**Required work:** Your task is to repeat the entries word for word while leaving out the pictures.

**Source code of charts:**
··········

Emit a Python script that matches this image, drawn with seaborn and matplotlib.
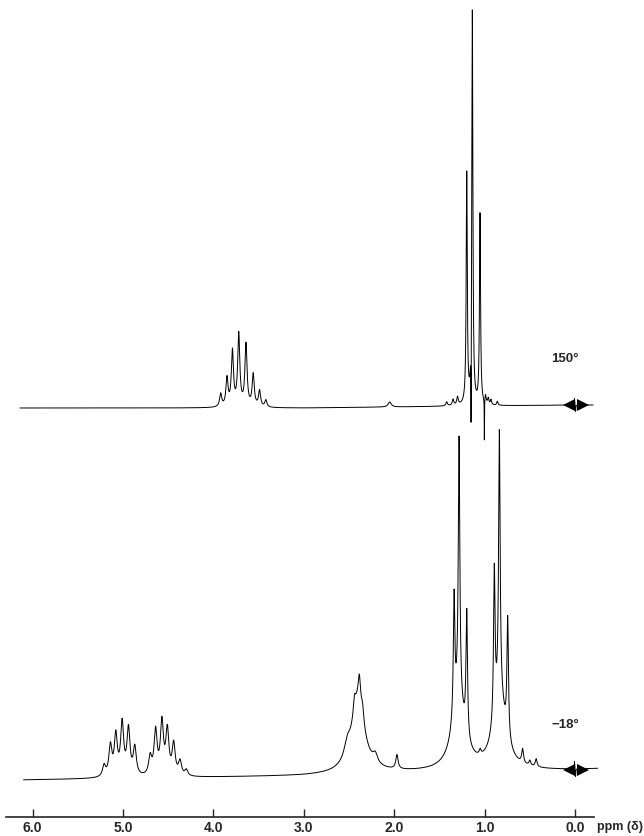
import numpy as np
import pandas as pd
import seaborn as sns
import matplotlib.pyplot as plt

# 150 deg trace: line positions (ppm), heights, half widths
hot_pos = [3.92, 3.85, 3.79, 3.72, 3.64, 3.56, 3.49, 3.42, 2.05,
           1.42, 1.35, 1.30, 1.198, 1.136, 1.15, 1.051, 1.003,
           0.99, 0.96, 0.93, 0.86, 0.006, -0.006]
hot_height = [13, 28, 55, 72, 62, 32, 16, 7, 5,
              4, 6, 8, 230, 394, -100, 190, -42,
              8, 6, 5, 4, 7, -7]
hot_width = [0.014, 0.014, 0.014, 0.014, 0.014, 0.014, 0.014, 0.014, 0.02,
             0.01, 0.01, 0.01, 0.007, 0.007, 0.002, 0.007, 0.0015,
             0.008, 0.008, 0.008, 0.008, 0.003, 0.003]

# -18 deg trace
cold_pos = [5.21, 5.14, 5.08, 5.01, 4.94, 4.87,
            4.70, 4.64, 4.57, 4.51, 4.44, 4.37, 4.30,
            2.52, 2.44, 2.40, 2.386, 2.35, 2.21, 1.97,
            1.338, 1.283, 1.198, 1.29, 1.05,
            0.893, 0.837, 0.745, 0.835, 0.58, 0.50, 0.43,
            0.006, -0.006]
cold_height = [11, 30, 40, 52, 46, 28,
               18, 44, 52, 44, 31, 14, 6,
               14, 15, 72, 25, 12, 9, 14,
               120, 258, 125, 70, 5,
               150, 263, 119, 70, 14, 5, 8,
               8, -8]
cold_width = [0.02, 0.02, 0.02, 0.02, 0.02, 0.02,
              0.02, 0.02, 0.02, 0.02, 0.02, 0.02, 0.02,
              0.04, 0.015, 0.085, 0.015, 0.015, 0.03, 0.015,
              0.01, 0.01, 0.01, 0.08, 0.012,
              0.01, 0.01, 0.01, 0.08, 0.012, 0.012, 0.012,
              0.003, 0.003]

# baselines (ppm, level)
hot_base_ppm = [6.14, 3.0, 0.0, -0.2]
hot_base_val = [428, 428, 431, 431]
cold_base_ppm = [6.1, 3.0, 2.0, 0.0, -0.25]
cold_base_val = [56, 60, 63, 66, 67]

ticks = [6.0, 5.0, 4.0, 3.0, 2.0, 1.0, 0.0]
tick_labels = ["6.0", "5.0", "4.0", "3.0", "2.0", "1.0", "0.0"]


def trace(ppm, pos, height, width):
    y = np.zeros_like(ppm)
    for p, h, w in zip(pos, height, width):
        y += h / (1 + ((ppm - p) / w) ** 2)
    return y


ppm_hot = np.linspace(6.14, -0.2, 25000)
ppm_cold = np.linspace(6.1, -0.25, 25000)
hot = pd.DataFrame({
    "ppm": ppm_hot,
    "y": np.interp(ppm_hot, hot_base_ppm[::-1], hot_base_val[::-1])
         + trace(ppm_hot, hot_pos, hot_height, hot_width)})
cold = pd.DataFrame({
    "ppm": ppm_cold,
    "y": np.interp(ppm_cold, cold_base_ppm[::-1], cold_base_val[::-1])
         + trace(ppm_cold, cold_pos, cold_height, cold_width)})

sns.set_style("white")
plt.rcParams['font.family'] = ['Liberation Sans', 'DejaVu Sans']
plt.rcParams['font.weight'] = 'bold'

fig = plt.figure(figsize=(6.44, 8.36), dpi=100)
ax = fig.add_axes([0, 0, 1, 1])
sns.lineplot(data=hot, x="ppm", y="y", ax=ax, color="black", lw=0.7,
             estimator=None, sort=False)
sns.lineplot(data=cold, x="ppm", y="y", ax=ax, color="black", lw=0.7,
             estimator=None, sort=False)

# reference (TMS) markers
for yb in (431, 66):
    ax.plot(0.065, yb, marker="<", color="black", ms=8, mew=0)
    ax.plot(-0.085, yb, marker=">", color="black", ms=8, mew=0)

ax.set_xlim(6.361, -0.763)
ax.set_ylim(0, 836)
for s in ["top", "right", "left"]:
    ax.spines[s].set_visible(False)
ax.spines["bottom"].set_position(("data", 19))
ax.spines["bottom"].set_bounds(-0.21, 6.29)
ax.spines["bottom"].set_linewidth(1.2)
ax.set_xticks(ticks)
ax.set_xticklabels(tick_labels)
ax.set_yticks([])
ax.tick_params(axis="x", direction="in", length=6, width=1, pad=3,
               labelsize=10, bottom=True)
ax.set_xlabel("")
ax.set_ylabel("")

ax.text(-0.24, 9, "ppm (δ)", fontsize=9, fontweight="bold",
        ha="left", va="center")
ax.text(0.11, 477, "150°", fontsize=9.5, fontweight="bold",
        ha="center", va="center")
ax.text(0.11, 111, "−18°", fontsize=9.5, fontweight="bold",
        ha="center", va="center")

plt.savefig("out.png", dpi=100)
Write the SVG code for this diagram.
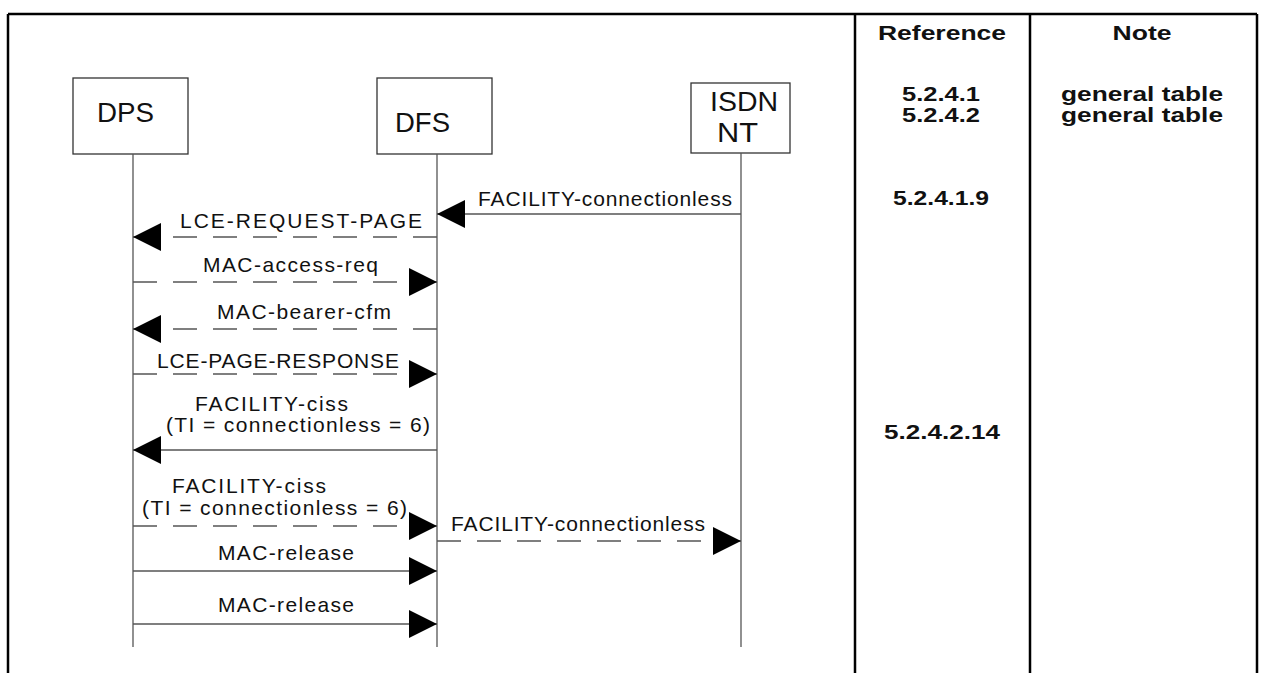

··········

**Worked solution:**
Emit a Python script that matches this image, drawn with seaborn and matplotlib.
import numpy as np
import pandas as pd
import seaborn as sns
import matplotlib.pyplot as plt

# 150 deg trace: line positions (ppm), heights, half widths
hot_pos = [3.92, 3.85, 3.79, 3.72, 3.64, 3.56, 3.49, 3.42, 2.05,
           1.42, 1.35, 1.30, 1.198, 1.136, 1.15, 1.051, 1.003,
           0.99, 0.96, 0.93, 0.86, 0.006, -0.006]
hot_height = [13, 28, 55, 72, 62, 32, 16, 7, 5,
              4, 6, 8, 230, 394, -100, 190, -42,
              8, 6, 5, 4, 7, -7]
hot_width = [0.014, 0.014, 0.014, 0.014, 0.014, 0.014, 0.014, 0.014, 0.02,
             0.01, 0.01, 0.01, 0.007, 0.007, 0.002, 0.007, 0.0015,
             0.008, 0.008, 0.008, 0.008, 0.003, 0.003]

# -18 deg trace
cold_pos = [5.21, 5.14, 5.08, 5.01, 4.94, 4.87,
            4.70, 4.64, 4.57, 4.51, 4.44, 4.37, 4.30,
            2.52, 2.44, 2.40, 2.386, 2.35, 2.21, 1.97,
            1.338, 1.283, 1.198, 1.29, 1.05,
            0.893, 0.837, 0.745, 0.835, 0.58, 0.50, 0.43,
            0.006, -0.006]
cold_height = [11, 30, 40, 52, 46, 28,
               18, 44, 52, 44, 31, 14, 6,
               14, 15, 72, 25, 12, 9, 14,
               120, 258, 125, 70, 5,
               150, 263, 119, 70, 14, 5, 8,
               8, -8]
cold_width = [0.02, 0.02, 0.02, 0.02, 0.02, 0.02,
              0.02, 0.02, 0.02, 0.02, 0.02, 0.02, 0.02,
              0.04, 0.015, 0.085, 0.015, 0.015, 0.03, 0.015,
              0.01, 0.01, 0.01, 0.08, 0.012,
              0.01, 0.01, 0.01, 0.08, 0.012, 0.012, 0.012,
              0.003, 0.003]

# baselines (ppm, level)
hot_base_ppm = [6.14, 3.0, 0.0, -0.2]
hot_base_val = [428, 428, 431, 431]
cold_base_ppm = [6.1, 3.0, 2.0, 0.0, -0.25]
cold_base_val = [56, 60, 63, 66, 67]

ticks = [6.0, 5.0, 4.0, 3.0, 2.0, 1.0, 0.0]
tick_labels = ["6.0", "5.0", "4.0", "3.0", "2.0", "1.0", "0.0"]


def trace(ppm, pos, height, width):
    y = np.zeros_like(ppm)
    for p, h, w in zip(pos, height, width):
        y += h / (1 + ((ppm - p) / w) ** 2)
    return y


ppm_hot = np.linspace(6.14, -0.2, 25000)
ppm_cold = np.linspace(6.1, -0.25, 25000)
hot = pd.DataFrame({
    "ppm": ppm_hot,
    "y": np.interp(ppm_hot, hot_base_ppm[::-1], hot_base_val[::-1])
         + trace(ppm_hot, hot_pos, hot_height, hot_width)})
cold = pd.DataFrame({
    "ppm": ppm_cold,
    "y": np.interp(ppm_cold, cold_base_ppm[::-1], cold_base_val[::-1])
         + trace(ppm_cold, cold_pos, cold_height, cold_width)})

sns.set_style("white")
plt.rcParams['font.family'] = ['Liberation Sans', 'DejaVu Sans']
plt.rcParams['font.weight'] = 'bold'

fig = plt.figure(figsize=(6.44, 8.36), dpi=100)
ax = fig.add_axes([0, 0, 1, 1])
sns.lineplot(data=hot, x="ppm", y="y", ax=ax, color="black", lw=0.7,
             estimator=None, sort=False)
sns.lineplot(data=cold, x="ppm", y="y", ax=ax, color="black", lw=0.7,
             estimator=None, sort=False)

# reference (TMS) markers
for yb in (431, 66):
    ax.plot(0.065, yb, marker="<", color="black", ms=8, mew=0)
    ax.plot(-0.085, yb, marker=">", color="black", ms=8, mew=0)

ax.set_xlim(6.361, -0.763)
ax.set_ylim(0, 836)
for s in ["top", "right", "left"]:
    ax.spines[s].set_visible(False)
ax.spines["bottom"].set_position(("data", 19))
ax.spines["bottom"].set_bounds(-0.21, 6.29)
ax.spines["bottom"].set_linewidth(1.2)
ax.set_xticks(ticks)
ax.set_xticklabels(tick_labels)
ax.set_yticks([])
ax.tick_params(axis="x", direction="in", length=6, width=1, pad=3,
               labelsize=10, bottom=True)
ax.set_xlabel("")
ax.set_ylabel("")

ax.text(-0.24, 9, "ppm (δ)", fontsize=9, fontweight="bold",
        ha="left", va="center")
ax.text(0.11, 477, "150°", fontsize=9.5, fontweight="bold",
        ha="center", va="center")
ax.text(0.11, 111, "−18°", fontsize=9.5, fontweight="bold",
        ha="center", va="center")

plt.savefig("out.png", dpi=100)
Write the SVG code for this diagram.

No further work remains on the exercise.